> **WRITTEN TASK**
Reproduce the section of the listing that begins at the line containing "Generate a Python" and finishes at the line containing "a_fit = (6.86, 4.72)". Include both end lines and nothing beyond them.

───── EXTRACTED RECORDS ─────

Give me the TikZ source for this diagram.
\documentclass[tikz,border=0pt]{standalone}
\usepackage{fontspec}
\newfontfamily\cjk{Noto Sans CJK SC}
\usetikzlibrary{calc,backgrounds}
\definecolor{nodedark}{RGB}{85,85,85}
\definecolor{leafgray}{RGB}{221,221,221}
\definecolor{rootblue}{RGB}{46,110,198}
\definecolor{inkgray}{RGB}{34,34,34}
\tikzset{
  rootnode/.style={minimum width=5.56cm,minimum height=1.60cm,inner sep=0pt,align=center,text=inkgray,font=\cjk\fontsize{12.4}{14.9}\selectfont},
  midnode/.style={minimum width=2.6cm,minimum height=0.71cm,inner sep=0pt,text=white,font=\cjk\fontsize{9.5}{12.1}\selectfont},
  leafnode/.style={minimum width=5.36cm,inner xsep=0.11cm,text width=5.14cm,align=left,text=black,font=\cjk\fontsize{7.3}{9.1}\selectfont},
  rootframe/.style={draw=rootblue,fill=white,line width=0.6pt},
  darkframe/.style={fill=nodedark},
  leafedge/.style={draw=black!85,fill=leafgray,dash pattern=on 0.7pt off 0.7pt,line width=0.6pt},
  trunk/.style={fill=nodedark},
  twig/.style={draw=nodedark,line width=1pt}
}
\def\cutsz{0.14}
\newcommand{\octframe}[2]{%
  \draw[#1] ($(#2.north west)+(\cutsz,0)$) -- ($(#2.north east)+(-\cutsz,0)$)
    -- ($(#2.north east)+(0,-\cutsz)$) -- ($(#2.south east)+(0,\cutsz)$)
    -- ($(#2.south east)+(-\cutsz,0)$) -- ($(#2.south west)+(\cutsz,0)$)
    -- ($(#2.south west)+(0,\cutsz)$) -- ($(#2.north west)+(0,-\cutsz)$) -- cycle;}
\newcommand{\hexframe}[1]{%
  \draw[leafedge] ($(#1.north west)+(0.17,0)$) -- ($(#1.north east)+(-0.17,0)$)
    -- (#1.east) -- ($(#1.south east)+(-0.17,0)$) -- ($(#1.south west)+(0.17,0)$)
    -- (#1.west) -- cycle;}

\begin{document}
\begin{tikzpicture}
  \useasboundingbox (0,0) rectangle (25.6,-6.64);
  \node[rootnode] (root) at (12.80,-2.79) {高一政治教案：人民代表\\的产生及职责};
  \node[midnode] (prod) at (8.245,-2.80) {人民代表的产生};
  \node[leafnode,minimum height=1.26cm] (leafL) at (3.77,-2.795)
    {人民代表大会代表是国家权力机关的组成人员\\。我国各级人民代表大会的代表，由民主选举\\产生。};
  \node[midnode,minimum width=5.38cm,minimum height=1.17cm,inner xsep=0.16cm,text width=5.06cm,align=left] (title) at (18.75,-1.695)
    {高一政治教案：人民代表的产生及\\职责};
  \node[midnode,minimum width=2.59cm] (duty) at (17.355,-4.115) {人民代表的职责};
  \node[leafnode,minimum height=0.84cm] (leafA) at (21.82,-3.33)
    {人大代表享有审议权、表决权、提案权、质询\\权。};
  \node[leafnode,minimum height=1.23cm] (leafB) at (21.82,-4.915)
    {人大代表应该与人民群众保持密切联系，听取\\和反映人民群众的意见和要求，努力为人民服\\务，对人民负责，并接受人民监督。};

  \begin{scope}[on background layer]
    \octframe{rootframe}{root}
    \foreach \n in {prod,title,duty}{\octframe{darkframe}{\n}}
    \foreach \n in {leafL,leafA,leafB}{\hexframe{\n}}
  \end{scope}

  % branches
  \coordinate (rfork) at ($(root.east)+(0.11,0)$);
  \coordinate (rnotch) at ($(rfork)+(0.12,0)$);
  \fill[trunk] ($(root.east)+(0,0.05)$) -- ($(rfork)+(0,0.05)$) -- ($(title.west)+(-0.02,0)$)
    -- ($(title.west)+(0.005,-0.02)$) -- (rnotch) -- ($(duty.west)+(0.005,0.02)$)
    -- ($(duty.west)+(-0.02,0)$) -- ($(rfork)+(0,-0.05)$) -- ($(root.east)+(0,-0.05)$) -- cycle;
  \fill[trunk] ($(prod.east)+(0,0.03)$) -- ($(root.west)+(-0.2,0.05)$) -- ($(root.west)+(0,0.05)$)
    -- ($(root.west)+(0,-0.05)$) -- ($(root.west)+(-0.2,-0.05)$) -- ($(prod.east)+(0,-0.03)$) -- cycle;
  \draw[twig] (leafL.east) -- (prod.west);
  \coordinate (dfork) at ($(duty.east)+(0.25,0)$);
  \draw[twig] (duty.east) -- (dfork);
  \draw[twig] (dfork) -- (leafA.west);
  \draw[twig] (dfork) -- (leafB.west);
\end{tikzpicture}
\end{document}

─────
───── EXTRACTED RECORDS ─────

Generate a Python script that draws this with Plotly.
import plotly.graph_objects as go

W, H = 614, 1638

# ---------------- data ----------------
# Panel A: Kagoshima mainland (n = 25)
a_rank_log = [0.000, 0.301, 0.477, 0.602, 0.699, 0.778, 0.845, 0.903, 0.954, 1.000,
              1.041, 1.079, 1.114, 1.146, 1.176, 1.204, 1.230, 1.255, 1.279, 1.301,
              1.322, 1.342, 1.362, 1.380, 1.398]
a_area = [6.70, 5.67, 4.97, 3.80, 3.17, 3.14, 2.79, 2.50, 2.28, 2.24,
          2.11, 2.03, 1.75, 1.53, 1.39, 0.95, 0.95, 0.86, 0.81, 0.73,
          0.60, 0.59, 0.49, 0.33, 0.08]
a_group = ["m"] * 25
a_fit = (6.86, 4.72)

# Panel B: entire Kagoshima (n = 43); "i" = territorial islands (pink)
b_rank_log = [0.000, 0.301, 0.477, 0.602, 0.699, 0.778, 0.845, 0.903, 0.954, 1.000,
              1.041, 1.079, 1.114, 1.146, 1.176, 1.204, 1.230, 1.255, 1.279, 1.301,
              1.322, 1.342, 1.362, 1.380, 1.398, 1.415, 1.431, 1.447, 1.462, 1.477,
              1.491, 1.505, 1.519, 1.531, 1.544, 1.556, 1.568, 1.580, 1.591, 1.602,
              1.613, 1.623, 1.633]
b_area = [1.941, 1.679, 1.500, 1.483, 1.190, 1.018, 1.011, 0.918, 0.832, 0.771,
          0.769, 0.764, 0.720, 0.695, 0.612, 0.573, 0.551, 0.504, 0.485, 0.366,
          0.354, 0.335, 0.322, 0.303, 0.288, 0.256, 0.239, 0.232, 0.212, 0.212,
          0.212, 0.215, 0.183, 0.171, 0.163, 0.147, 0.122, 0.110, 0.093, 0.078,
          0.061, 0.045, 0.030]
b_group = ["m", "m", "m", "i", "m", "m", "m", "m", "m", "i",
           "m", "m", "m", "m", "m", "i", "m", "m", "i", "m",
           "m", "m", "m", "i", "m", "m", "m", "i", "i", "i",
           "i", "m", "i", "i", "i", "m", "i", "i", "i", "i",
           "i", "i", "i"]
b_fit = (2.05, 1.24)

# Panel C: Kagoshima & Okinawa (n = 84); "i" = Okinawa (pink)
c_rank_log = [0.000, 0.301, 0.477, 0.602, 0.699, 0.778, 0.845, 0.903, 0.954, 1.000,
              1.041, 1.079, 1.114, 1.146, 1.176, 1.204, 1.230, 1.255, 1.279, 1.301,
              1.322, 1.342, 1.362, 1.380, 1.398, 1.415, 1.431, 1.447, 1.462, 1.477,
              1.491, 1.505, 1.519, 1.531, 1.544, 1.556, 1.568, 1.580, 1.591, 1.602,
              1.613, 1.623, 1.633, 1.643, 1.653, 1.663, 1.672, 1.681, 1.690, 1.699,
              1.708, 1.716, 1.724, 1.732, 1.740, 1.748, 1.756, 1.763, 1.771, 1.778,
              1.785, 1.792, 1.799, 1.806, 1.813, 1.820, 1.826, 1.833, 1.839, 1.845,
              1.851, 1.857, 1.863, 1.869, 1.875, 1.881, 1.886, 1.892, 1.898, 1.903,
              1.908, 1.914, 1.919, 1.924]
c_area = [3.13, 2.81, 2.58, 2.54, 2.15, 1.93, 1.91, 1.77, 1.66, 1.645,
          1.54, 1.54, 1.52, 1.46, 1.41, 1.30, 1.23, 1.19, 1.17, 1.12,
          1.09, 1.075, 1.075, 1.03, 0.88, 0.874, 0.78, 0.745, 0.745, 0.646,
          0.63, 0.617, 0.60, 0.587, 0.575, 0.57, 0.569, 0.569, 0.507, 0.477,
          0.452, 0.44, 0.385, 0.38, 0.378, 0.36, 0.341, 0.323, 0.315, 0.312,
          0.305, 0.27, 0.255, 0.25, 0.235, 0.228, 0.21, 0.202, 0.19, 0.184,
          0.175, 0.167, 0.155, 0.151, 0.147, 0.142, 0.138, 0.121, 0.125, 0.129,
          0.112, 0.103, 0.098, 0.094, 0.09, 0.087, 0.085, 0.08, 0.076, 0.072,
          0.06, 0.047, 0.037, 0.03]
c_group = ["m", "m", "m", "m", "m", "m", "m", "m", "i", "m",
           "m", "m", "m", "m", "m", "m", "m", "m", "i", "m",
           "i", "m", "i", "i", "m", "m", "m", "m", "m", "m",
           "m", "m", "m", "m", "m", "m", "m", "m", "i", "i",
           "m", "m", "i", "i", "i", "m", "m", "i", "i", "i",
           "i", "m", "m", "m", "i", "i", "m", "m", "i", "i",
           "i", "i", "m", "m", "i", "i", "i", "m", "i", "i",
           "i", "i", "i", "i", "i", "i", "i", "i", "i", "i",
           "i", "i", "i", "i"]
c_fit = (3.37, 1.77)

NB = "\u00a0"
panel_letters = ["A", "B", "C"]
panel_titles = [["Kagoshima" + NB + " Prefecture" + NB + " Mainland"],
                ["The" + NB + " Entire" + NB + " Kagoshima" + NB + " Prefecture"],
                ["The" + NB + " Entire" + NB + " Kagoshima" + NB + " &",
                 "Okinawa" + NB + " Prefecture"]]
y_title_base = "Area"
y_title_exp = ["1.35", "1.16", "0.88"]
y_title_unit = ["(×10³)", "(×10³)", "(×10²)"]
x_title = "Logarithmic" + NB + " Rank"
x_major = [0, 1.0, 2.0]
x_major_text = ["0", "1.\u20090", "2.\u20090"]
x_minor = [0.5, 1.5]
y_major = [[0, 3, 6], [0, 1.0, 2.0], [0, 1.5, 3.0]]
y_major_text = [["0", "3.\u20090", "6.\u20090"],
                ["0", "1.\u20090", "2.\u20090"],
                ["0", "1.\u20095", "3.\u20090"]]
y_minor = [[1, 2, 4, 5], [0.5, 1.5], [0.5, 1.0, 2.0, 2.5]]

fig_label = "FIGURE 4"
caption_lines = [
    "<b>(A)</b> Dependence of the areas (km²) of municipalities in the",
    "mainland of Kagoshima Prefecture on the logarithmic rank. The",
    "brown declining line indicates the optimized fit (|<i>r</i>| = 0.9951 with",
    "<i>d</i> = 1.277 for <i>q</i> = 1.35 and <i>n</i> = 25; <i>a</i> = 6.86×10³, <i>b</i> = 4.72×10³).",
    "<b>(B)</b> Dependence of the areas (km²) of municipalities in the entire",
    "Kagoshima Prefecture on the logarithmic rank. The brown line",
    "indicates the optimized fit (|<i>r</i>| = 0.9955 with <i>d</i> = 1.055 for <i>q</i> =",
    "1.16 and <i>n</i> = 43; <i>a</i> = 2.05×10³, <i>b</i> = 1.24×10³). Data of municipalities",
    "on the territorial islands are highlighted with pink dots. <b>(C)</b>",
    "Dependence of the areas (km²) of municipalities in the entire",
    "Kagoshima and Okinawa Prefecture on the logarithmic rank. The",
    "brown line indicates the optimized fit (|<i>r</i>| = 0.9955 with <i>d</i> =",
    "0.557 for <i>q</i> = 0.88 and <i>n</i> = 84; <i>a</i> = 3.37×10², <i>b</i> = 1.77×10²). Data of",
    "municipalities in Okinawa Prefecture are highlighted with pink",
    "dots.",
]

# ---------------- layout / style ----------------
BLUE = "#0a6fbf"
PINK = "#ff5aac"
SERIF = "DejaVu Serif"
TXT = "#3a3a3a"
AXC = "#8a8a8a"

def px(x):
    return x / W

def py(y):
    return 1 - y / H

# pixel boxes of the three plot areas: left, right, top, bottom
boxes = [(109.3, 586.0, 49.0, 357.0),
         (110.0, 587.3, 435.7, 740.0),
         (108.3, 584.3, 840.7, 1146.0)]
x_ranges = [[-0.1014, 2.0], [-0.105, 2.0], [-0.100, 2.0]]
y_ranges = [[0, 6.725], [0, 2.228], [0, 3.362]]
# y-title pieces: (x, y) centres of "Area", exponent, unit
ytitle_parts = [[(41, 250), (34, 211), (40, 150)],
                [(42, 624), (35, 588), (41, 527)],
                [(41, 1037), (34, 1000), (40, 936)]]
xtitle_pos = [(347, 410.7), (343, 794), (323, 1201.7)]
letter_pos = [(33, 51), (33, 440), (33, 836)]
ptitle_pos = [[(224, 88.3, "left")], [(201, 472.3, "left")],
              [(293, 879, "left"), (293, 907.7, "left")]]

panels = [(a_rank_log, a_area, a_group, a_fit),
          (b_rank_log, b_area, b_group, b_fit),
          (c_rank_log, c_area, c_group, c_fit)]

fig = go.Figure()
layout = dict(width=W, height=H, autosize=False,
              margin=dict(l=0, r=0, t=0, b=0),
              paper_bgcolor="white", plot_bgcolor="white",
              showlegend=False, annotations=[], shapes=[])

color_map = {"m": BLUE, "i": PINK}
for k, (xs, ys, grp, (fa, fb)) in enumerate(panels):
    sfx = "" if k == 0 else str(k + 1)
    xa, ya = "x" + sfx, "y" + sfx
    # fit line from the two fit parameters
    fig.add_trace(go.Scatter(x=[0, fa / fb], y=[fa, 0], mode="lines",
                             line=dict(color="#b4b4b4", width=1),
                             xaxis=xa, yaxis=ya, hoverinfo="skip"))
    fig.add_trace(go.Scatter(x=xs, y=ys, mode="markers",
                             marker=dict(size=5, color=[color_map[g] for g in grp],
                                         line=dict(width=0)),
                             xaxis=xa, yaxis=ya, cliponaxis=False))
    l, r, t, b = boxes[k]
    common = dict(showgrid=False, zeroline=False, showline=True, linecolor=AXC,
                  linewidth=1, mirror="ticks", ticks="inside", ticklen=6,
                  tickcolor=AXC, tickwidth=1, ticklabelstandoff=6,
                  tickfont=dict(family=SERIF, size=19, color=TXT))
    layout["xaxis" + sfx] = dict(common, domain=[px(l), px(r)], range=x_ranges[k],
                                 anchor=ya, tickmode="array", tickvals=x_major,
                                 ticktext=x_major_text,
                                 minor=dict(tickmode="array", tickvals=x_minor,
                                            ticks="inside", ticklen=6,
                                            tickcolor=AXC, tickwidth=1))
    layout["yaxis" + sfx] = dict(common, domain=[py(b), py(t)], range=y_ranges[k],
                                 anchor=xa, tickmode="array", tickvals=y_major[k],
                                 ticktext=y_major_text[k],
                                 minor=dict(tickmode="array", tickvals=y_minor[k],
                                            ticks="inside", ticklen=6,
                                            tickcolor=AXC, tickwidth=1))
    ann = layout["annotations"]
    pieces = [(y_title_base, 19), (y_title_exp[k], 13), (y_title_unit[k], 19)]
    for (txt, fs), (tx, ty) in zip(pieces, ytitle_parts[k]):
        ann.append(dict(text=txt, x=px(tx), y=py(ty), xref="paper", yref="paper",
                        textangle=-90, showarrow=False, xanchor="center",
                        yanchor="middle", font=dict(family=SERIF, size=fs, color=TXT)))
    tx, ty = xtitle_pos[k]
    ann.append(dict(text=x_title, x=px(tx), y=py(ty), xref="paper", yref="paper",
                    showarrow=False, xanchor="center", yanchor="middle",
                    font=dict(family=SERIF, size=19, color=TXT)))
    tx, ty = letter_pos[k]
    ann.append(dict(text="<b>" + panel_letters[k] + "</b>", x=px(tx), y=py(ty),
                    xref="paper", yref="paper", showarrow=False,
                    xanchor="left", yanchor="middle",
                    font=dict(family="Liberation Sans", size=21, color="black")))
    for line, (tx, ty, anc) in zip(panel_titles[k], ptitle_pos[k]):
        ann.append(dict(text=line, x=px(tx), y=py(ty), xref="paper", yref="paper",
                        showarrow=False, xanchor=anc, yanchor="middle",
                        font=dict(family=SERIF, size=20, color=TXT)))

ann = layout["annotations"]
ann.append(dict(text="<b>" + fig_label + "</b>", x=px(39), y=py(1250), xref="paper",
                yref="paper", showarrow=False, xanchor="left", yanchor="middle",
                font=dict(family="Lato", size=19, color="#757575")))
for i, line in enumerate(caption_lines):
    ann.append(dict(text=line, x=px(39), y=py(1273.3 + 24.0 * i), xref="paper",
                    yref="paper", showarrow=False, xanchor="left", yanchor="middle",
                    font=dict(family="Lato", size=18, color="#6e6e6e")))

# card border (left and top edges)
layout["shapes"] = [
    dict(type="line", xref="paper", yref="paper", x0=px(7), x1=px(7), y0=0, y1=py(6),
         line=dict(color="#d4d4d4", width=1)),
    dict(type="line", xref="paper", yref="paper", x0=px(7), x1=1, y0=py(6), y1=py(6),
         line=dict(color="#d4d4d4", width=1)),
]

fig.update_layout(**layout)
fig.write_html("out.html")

─────
───── EXTRACTED RECORDS ─────

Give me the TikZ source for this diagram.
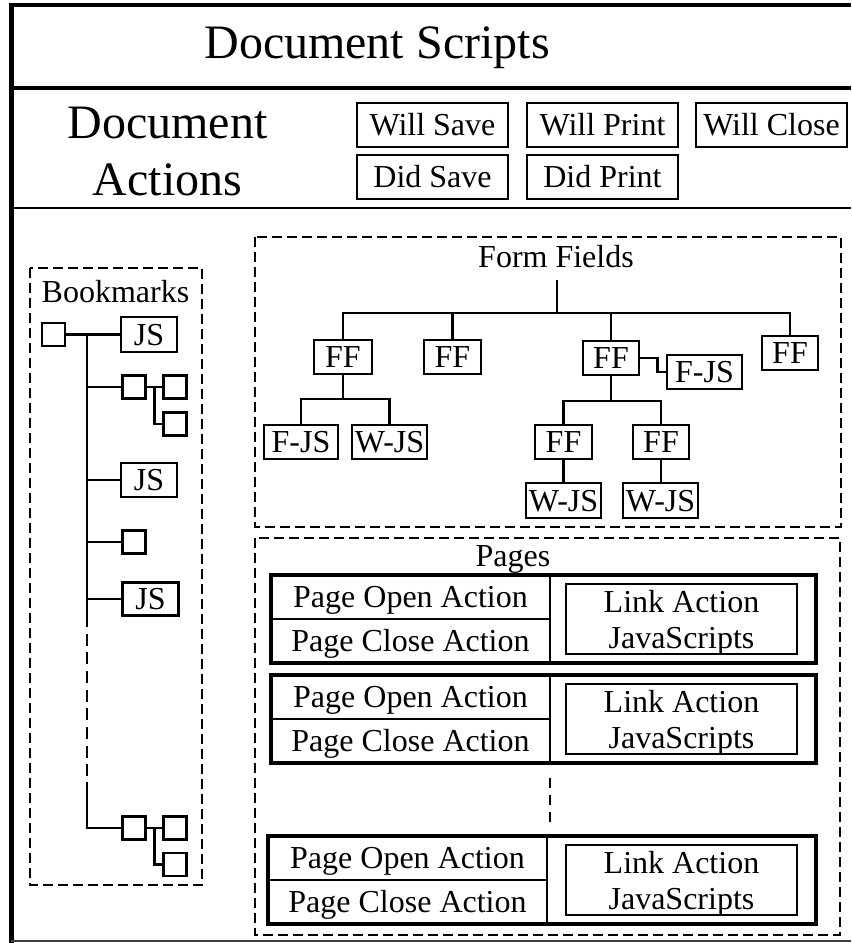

─────

> **ANSWER BELOW**
Generate a Python script that draws this with Plotly.
import plotly.graph_objects as go

W, H = 614, 1638

# ---------------- data ----------------
# Panel A: Kagoshima mainland (n = 25)
a_rank_log = [0.000, 0.301, 0.477, 0.602, 0.699, 0.778, 0.845, 0.903, 0.954, 1.000,
              1.041, 1.079, 1.114, 1.146, 1.176, 1.204, 1.230, 1.255, 1.279, 1.301,
              1.322, 1.342, 1.362, 1.380, 1.398]
a_area = [6.70, 5.67, 4.97, 3.80, 3.17, 3.14, 2.79, 2.50, 2.28, 2.24,
          2.11, 2.03, 1.75, 1.53, 1.39, 0.95, 0.95, 0.86, 0.81, 0.73,
          0.60, 0.59, 0.49, 0.33, 0.08]
a_group = ["m"] * 25
a_fit = (6.86, 4.72)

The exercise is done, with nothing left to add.